By Family Policy Alliance Of New Mexico
This is a question we hear often, most notably during confirmation hearings for federal judges and Supreme Court Justice nominees. For some in the judiciary, the question is met with a simple, “Yes.” For others, however, the response is a bit more complicated.
Consider, for example, Chief Justice John Roberts’ response when asked to clarify his previous statement describing Roe as the “settled law of the land.” The Chief Justice stated, “…it’s settled as a precedent of the court, entitled to respect under principles of stare decisis.”
Justice Samuel Alito, meanwhile, made similar remarks during his confirmation hearing, but went a step further by questioning the meaning of “settled law.” When directly asked if Roe was the settled law of the land, Justice Alito responded, “…if settled means that it can’t be re-examined, then that’s one thing. If settled means that it is a precedent that is entitled to respect as stare decisis…then it is a precedent that is protected, entitled to respect under the doctrine of stare decisis in that way.”
More recently, Roe was described by Justice Neil Gorsuch as “worthy of treatment as precedent, like any others,” and by Justice Brett Kavanaugh as “an important precedent of the Supreme Court that has been reaffirmed many times.”
What do these responses mean? They mean that Roe v. Wade is not settled law. This is why—
- Roe is not settled law because four of the nine Supreme Court Justices are likely open to reexamining the case. Chief Justice Roberts and Justices Alito, Gorsuch, and Kavanaugh all agree that Roe is settled law to the extent that it is a precedent and it should be treated as such. However, to Justice Alito’s point, this does not mean that Roe cannot be revisited.
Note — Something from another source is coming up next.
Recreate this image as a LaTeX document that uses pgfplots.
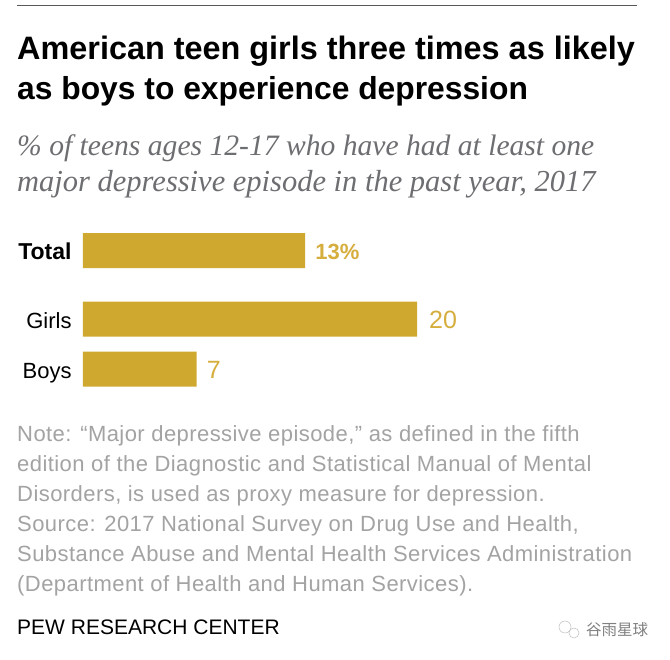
\documentclass[border=0pt]{standalone}
\usepackage{fontspec}
\usepackage{pgfplots}
\pgfplotsset{compat=1.18}
\setmainfont{Liberation Sans}
\newfontfamily\subfont{Liberation Serif}
\newfontfamily\notefont[LetterSpace=2]{Liberation Sans}
\newfontfamily\cjk{Noto Sans CJK SC}
\definecolor{bargold}{HTML}{CFA830}
\definecolor{valgold}{HTML}{D6AE3E}
\definecolor{subgray}{HTML}{6D6E71}
\definecolor{notegray}{HTML}{A3A3A3}
\begin{document}
\begin{tikzpicture}[x=1pt,y=1pt]
\path[use as bounding box,fill=white] (0,0) rectangle (670,660);
\draw[color=black!65,line width=0.7pt] (17,655) -- (637,655);
\node[anchor=base west,inner sep=0,font=\fontsize{32.4}{32}\selectfont\bfseries] at (17,600) {American teen girls three times as likely};
\node[anchor=base west,inner sep=0,font=\fontsize{31.8}{32}\selectfont\bfseries] at (17,560) {as boys to experience depression};
\node[anchor=base west,inner sep=0,text=subgray,font=\fontsize{29.6}{30}\subfont\itshape] at (17,504) {\% of teens ages 12-17 who have had at least one};
\node[anchor=base west,inner sep=0,text=subgray,font=\fontsize{30.5}{30}\subfont\itshape] at (17,468) {major depressive episode in the past year, 2017};
\begin{axis}[
  at={(83pt,434.3pt)},anchor=north west,
  scale only axis,width=367.4pt,height=168.5pt,
  xmin=0,xmax=22,ymin=-0.5,ymax=2.87,y dir=reverse,
  clip=false,xbar,bar width=35pt,
  axis line style={draw=none},tick style={draw=none},
  xtick=\empty,
  ytick={0,1.37,2.37},
  yticklabels={{\fontsize{23}{23}\selectfont\bfseries Total},Girls,Boys},
  yticklabel style={font=\fontsize{22}{22}\selectfont,text=black,inner sep=0pt,xshift=-7pt,yshift=-1pt,text height=16pt,text depth=0pt},
  nodes near coords,
  point meta=explicit symbolic,
  nodes near coords style={font=\fontsize{22}{22}\selectfont,text=valgold,inner sep=0pt,anchor=west,xshift=10pt,yshift=-1pt},
]
\addplot[fill=bargold,draw=none] coordinates {(13.3,0)[{\bfseries 13\%}] (20,1.37)[{\fontsize{25}{25}\selectfont\hspace*{2pt}20}] (6.8,2.37)[{\fontsize{25}{25}\selectfont 7}]};
\end{axis}
\foreach \y/\t in {218/{Note: “Major depressive episode,” as defined in the fifth},
188/{edition of the Diagnostic and Statistical Manual of Mental},
158/{Disorders, is used as proxy measure for depression.},
128/{Source: 2017 National Survey on Drug Use and Health,},
98/{Substance Abuse and Mental Health Services Administration},
68/{(Department of Health and Human Services).}}
 \node[anchor=base west,inner sep=0,text=notegray,font=\fontsize{22}{22}\notefont] at (17,\y) {\t};
\node[anchor=base west,inner sep=0,text=black,font=\fontsize{21}{22}\selectfont] at (17,25) {PEW RESEARCH CENTER};
\node[anchor=base west,inner sep=0,text=black!50,font=\fontsize{15.5}{16}\cjk] at (586,24) {谷雨星球};
\draw[black!25,line width=0.5pt] (565,33) circle (6);
\draw[black!25,line width=0.5pt] (574,27) circle (5);
\end{tikzpicture}
\end{document}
- Roe is not settled law because at least one of the nine Supreme Court Justices, Clarence Thomas, believes that Roe was wrongly decided. In Planned Parenthood v. Casey, Justice Thomas joined the dissenting opinion which stated in part, “We believe that Roe was wrongly decided, and that it can and should be overruled consistently with our traditional approach to stare decisis in constitutional cases.”
- Roe is not settled law because its permanent legality was left in question by the Justice who penned the majority opinion. As the author of the majority opinion in Roe, Justice Harry Blackmun made it clear that the Court was not in a position to determine when life began. He wrote, “We need not resolve the difficult question of when life begins….[T]he judiciary, at this point in the development of man’s knowledge, is not in a position to speculate as to the answer.” Justice Blackmun went on to state that if “personhood” were to be established, the unborn child’s “right to life would them be guaranteed” by the Fourteenth Amendment.
- Roe is not settled law because the Supreme Court can overturn its own precedents. Contrary to what many believe, no Supreme Court decision is beyond further review or an overturning because the Court can overturn its own precedents. The principal of stare decisis—or simply put, the legal doctrine of respecting precedent—does not always confine our modern-day Supreme Court to the decisions of the past. Former Chief Justice William Rehnquist once opined, “Stare decisis is not an inexorable command” (Payne v. Tennessee). Meanwhile, Justice Thomas recently wrote, “When faced with a demonstrably erroneous precedent…We should not follow it” (Gamble v. U.S.). This understanding of the role of precedent is critical for the Judiciary because the Court has at times delivered irrefutably erroneous decisions. Consider, for example, the case of Plessy v. Ferguson, in which the Supreme Court upheld the constitutionality of racial segregation laws for public facilities. Surely the Court was right to overturn this dreadful decision.
As the Supreme Court has appropriately done in years past, it should once again move to correct injustice by overturning Roe—one of its most fallacious and appalling decisions in history.